Let's see. Urbations, Watusis, Stomprockets, Navarones, the Shanks, and a half dozen other Marshall-amp-charged garage bands I've forgotten the names of, none with a snowball's chance in hell of ever becoming anything more than an obscure footnote in the history of rock 'n' roll. Dan Mulholland has been fronting cool punk-spirited garage-rock bands in Ann Arbor for three decades, and his latest outfit, the Boomerangs, is yet another kick-in-the-teeth three-chord wonder that sounds more and more as if it's from another world.
This band is a basic guitar-bass-drums-voice foursome that draws on dusty obscurities and a few intense originals that all flow into one joyous low-tech noise. From the blues of Ronnie Earl's "The Hump" and the Ike Turner chestnut "If Loving Is Believing" to lost B sides by the Outsiders and the cheap psychedelia of Peter Frampton's teen band the Herd to even more invisible stuff from the twisted southern garage blues legend Jerry McCain, the band reinvents tunes that are both ear-ringing snapshots of some emotional hell and twisted kitschy masterpieces.

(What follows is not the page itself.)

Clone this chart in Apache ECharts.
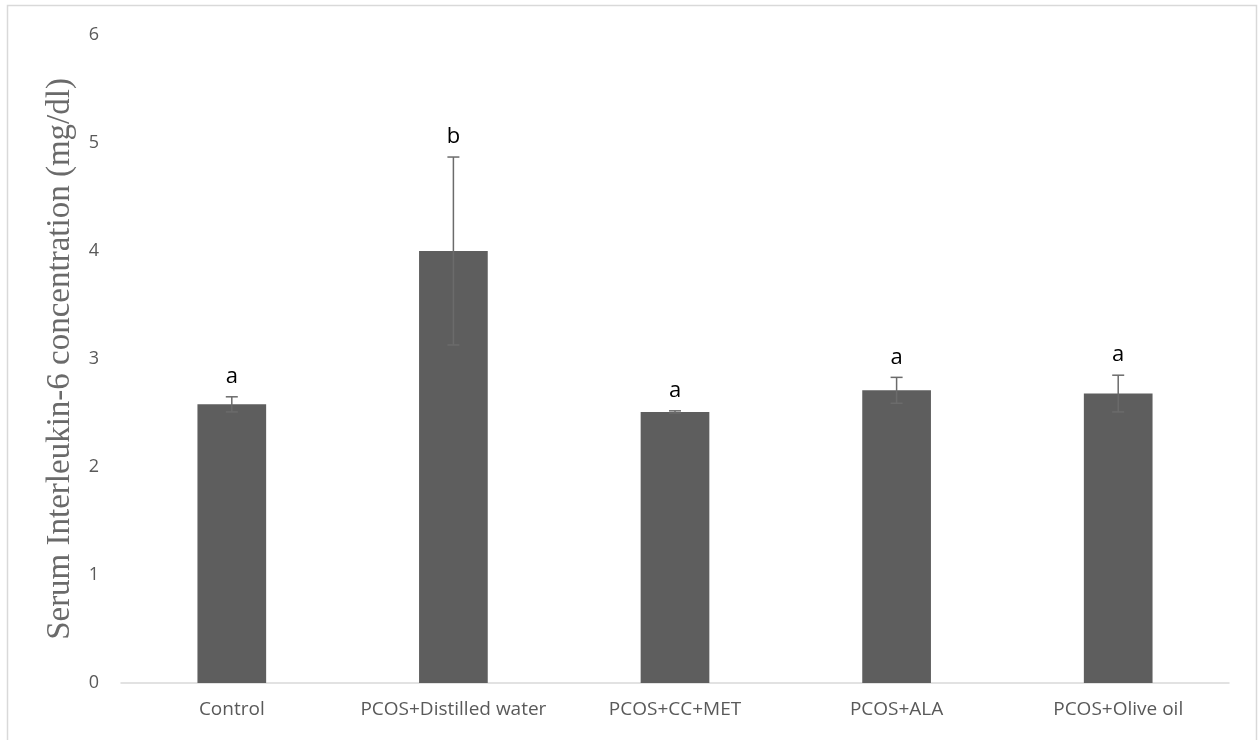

Of course, Michigan is in the midst of a garage revival, and to anyone ignorant of history, the Boomerangs — with guitarist Randy Baker, bassist Tom Robbins, and drummer Adam Berg backing Mulholland's vocals — might sound like someone jumping on a trend. When I caught the band in Ypsilanti at TC's Speakeasy, everything was smoky and loud and in tune with the garage renaissance. Mulholland, in a black T-shirt and black jeans, had the crowd of twenty-something hipsters bouncing up and down along with the forty-and-beyond-somethings who remembered him from Joe's Star Lounge in the early 1980s. Randy Baker is maybe one of the great lost garage guitarists in the city, with plenty of simple and powerful rumbling licks and the sense to know when not to play. The rhythm section was rock solid and booming.
But Dan Mulholland is a world-class rock 'n' roll original who didn't jump on any bandwagon. And after being part of the crowds that have been thrilled by his performances for three decades now, I finally had it dawn on me that he must have been born under a bad sign. Some sense of this even seems channeled through the energy of his voice, in its screaming thousand-gigs-in-as-many-dives soulfulness. It's a small tragedy that most of the rest of the world hasn't a clue.
A few weeks ago I met Mulholland for beers, again at TC's, and this time he was all in white — a paint-splattered work outfit. We traded stories about the power of music — from how he met Kinks legend Ray Davies in New Orleans to how he caught dozens of MC5 gigs back in the day — and he smiled about how he'd just heard a great new band from Dayton, Ohio, the Heartless Bastards, and got that same buzz that all of us get when music just clicks. It hit me that Mulholland is one of those rare musicians who never forget or lose sight of what music can do to you.
The sunlit Top of the Park may not be as perfect a setting for this band as some club at midnight, but I'll be there on Friday, June 30, to celebrate Ann Arbor's good fortune to claim Mulholland as our own, obscure or not.